Dear Church Family and Friends,
This past Sunday, I preached to you out of Isaiah 14, most specifically from verses 12-15. In preparing for this message, I had to confront some long-standing beliefs of my own (and perhaps yours) concerning how these verses addressed “Lucifer” and the fall of Satan. These beliefs were in line with the teachings of early church fathers – Origen, Tertullian, and Augustine – who often interpreted the Bible allegorically (symbolically), as well as the very imaginative English poet, John Milton. (think: Paradise Lost)
The problem, as I pointed out, is that Satan is nowhere mentioned in Isaiah 14, and nowhere else in the Bible is the name Lucifer (or its Hebrew equivalent) to be found. Also, I don’t think it is found in any English Bible translation since the King James Version. What’s more, Isaiah 14 clearly gives the name “Lucifer” to the king of Babylon (v. 4), who is a man (v. 16). And it is about a man that Isaiah was warning. My concern is that when we overemphasize any Satanic application of these verses, we miss the real point.
Of course, I realize that the language does sound quite supernatural. “Lucifer” is an exotic-sounding name; his boasts sound like something a rebellious angel might say; and then there are those dead people talking to him. To this, I would simply say that “Lucifer” is just a Latin word used to translate the Hebrew helel, meaning “light bringer” or “morning star.” His boasts would be quite at home in the mouths of ancient eastern rulers, who often thought of themselves as godlike. As for people in hell talking to him, hell was created as a place of torment for Satan; why would he even be there…yet? And that reminds me of one more thing: everything Isaiah said was about the future, not the past.
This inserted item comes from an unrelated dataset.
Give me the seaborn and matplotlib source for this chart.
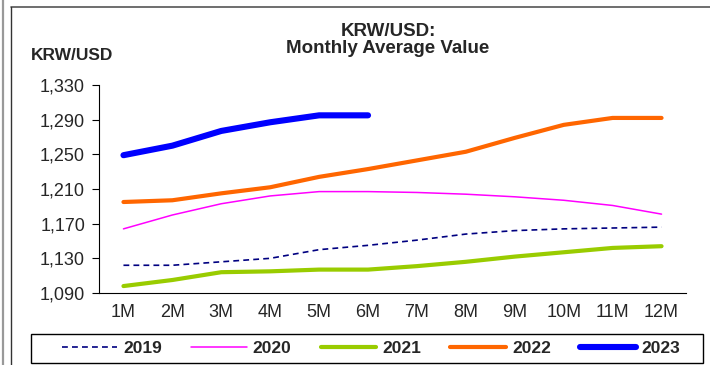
import matplotlib
matplotlib.use("Agg")
import matplotlib.pyplot as plt
from matplotlib.lines import Line2D
from matplotlib.patches import Rectangle
import seaborn as sns
import pandas as pd
import numpy as np

months = ["1M", "2M", "3M", "4M", "5M", "6M", "7M", "8M", "9M", "10M", "11M", "12M"]
krw_2019 = [1122, 1122, 1126, 1130, 1140, 1145, 1151, 1158, 1162, 1164, 1165, 1166]
krw_2020 = [1164, 1180, 1193, 1202, 1207, 1207, 1206, 1204, 1201, 1197, 1191, 1181]
krw_2021 = [1098, 1105, 1114, 1115, 1117, 1117, 1121, 1126, 1132, 1137, 1142, 1144]
krw_2022 = [1195, 1197, 1205, 1212, 1224, 1233, 1243, 1253, 1269, 1284, 1292, 1292]
krw_2023 = [1249, 1260, 1277, 1287, 1295, 1295]
y_ticks = [1090, 1130, 1170, 1210, 1250, 1290, 1330]

sns.set_theme(style="white")
plt.rcParams["font.family"] = ["Liberation Sans", "DejaVu Sans"]

series = {
    "2019": (krw_2019, "#000080", 1.2, (0, (3.5, 2.5))),
    "2020": (krw_2020, "#FF00FF", 1.1, "-"),
    "2021": (krw_2021, "#99CC00", 3.0, "-"),
    "2022": (krw_2022, "#FF6600", 3.0, "-"),
    "2023": (krw_2023, "#0000FF", 4.4, "-"),
}

fig = plt.figure(figsize=(7.1, 3.65), dpi=100)
ax = fig.add_axes([99 / 710, 1 - 293 / 365, (686 - 99) / 710, (293 - 85) / 365])

handles = []
for name, (vals, color, lw, ls) in series.items():
    df = pd.DataFrame({"x": np.arange(len(vals)) + 0.5, "v": vals})
    sns.lineplot(data=df, x="x", y="v", ax=ax, color=color, linewidth=lw,
                 linestyle=ls, solid_capstyle="round", dash_capstyle="butt")
    handles.append(Line2D([0], [0], color=color, lw=lw, linestyle=ls,
                          solid_capstyle="round", label=name))

ax.set_xlim(0, 12)
ax.set_ylim(1090, 1330)
ax.set_yticks(y_ticks)
ax.set_yticklabels([f"{v:,}" for v in y_ticks], fontsize=13)
ax.set_xticks(np.arange(0, 13))
ax.set_xticklabels([])
ax.set_xticks(np.arange(12) + 0.5, minor=True)
ax.set_xticklabels(months, minor=True, fontsize=13)
ax.tick_params(axis="x", which="major", direction="in", length=5, width=0.8, color="black")
ax.tick_params(axis="x", which="minor", length=0, pad=8)
ax.tick_params(axis="y", which="major", direction="out", length=5, width=0.8,
               color="black", left=True, pad=5)
ax.set_xlabel("")
ax.set_ylabel("")
for side in ["top", "right"]:
    ax.spines[side].set_visible(False)
for side in ["left", "bottom"]:
    ax.spines[side].set_color("black")
    ax.spines[side].set_linewidth(0.8)

fig.text(388 / 710, 1 - 40 / 365, "KRW/USD:\nMonthly Average Value", ha="center",
         va="center", fontsize=13.5, fontweight="bold", linespacing=1.05)
fig.text(72 / 710, 1 - 55 / 365, "KRW/USD", ha="center", va="center",
         fontsize=12.5, fontweight="bold")

# legend box
fig.add_artist(Rectangle((31 / 710, 1 - 363 / 365), (703 - 31) / 710, 29 / 365,
                         transform=fig.transFigure, facecolor="white",
                         edgecolor="black", lw=1.0))
fig.legend(handles=handles, loc="center", ncol=5,
           bbox_to_anchor=(371 / 710, 1 - 348.5 / 365),
           frameon=False, handlelength=3.2, handletextpad=0.35, columnspacing=1.68,
           borderaxespad=0, borderpad=0, prop={"weight": "bold", "size": 12.5})

# outer frame lines
fig.add_artist(Line2D([11 / 710, 1], [1 - 7 / 365, 1 - 7 / 365], color="#555555", lw=1.2))
fig.add_artist(Line2D([11 / 710, 11 / 710], [0, 1 - 7 / 365], color="#333333", lw=1.0))
fig.add_artist(Line2D([2.5 / 710, 2.5 / 710], [0, 1], color="#999999", lw=1.6))

fig.savefig("out.png", dpi=100)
Now, none of this is to deny that Satan fell! In Gen. 1:31, everything was good, including the angel that would become the devil. He fell, and apparently a bunch of angels fell with him. (Jude 6) His sin was indeed pride. (1 Tim. 3:6) He was – or will be – cast out of heaven, though he seems still to have access to accuse the saints. (Job 1:6; Luke 10:18; John 12:31; Rev. 12:7-12) He is very bright and beautiful. (2 Cor. 11:14) He is real, dangerous, and defeated. (Eph. 6:10-18; James 4;7; 1 Pet. 5:8)
So if Satan resembles the character described in Isaiah 14, why go to such lengths to show that it’s not about him? First, because we want to be serious students of God’s Word, not led astray by fanciful interpretations, no matter how long-standing they may be. The results may be minimal in a passage like Isaiah 14, but we run a grave risk when we substitute “what I’ve always been taught” for what the Bible actually says. And second, because if Lucifer is a man, then his sin could easily be ours, and we need the warning, so that we may receive the grace that God only gives to the humble.
For His glory and your joy,
I realize there’s a whole lot more going on in Isaiah 14, so I’d love to discuss this further with you if you think I’ve missed something! Is there anything you would add? Correct? Say differently?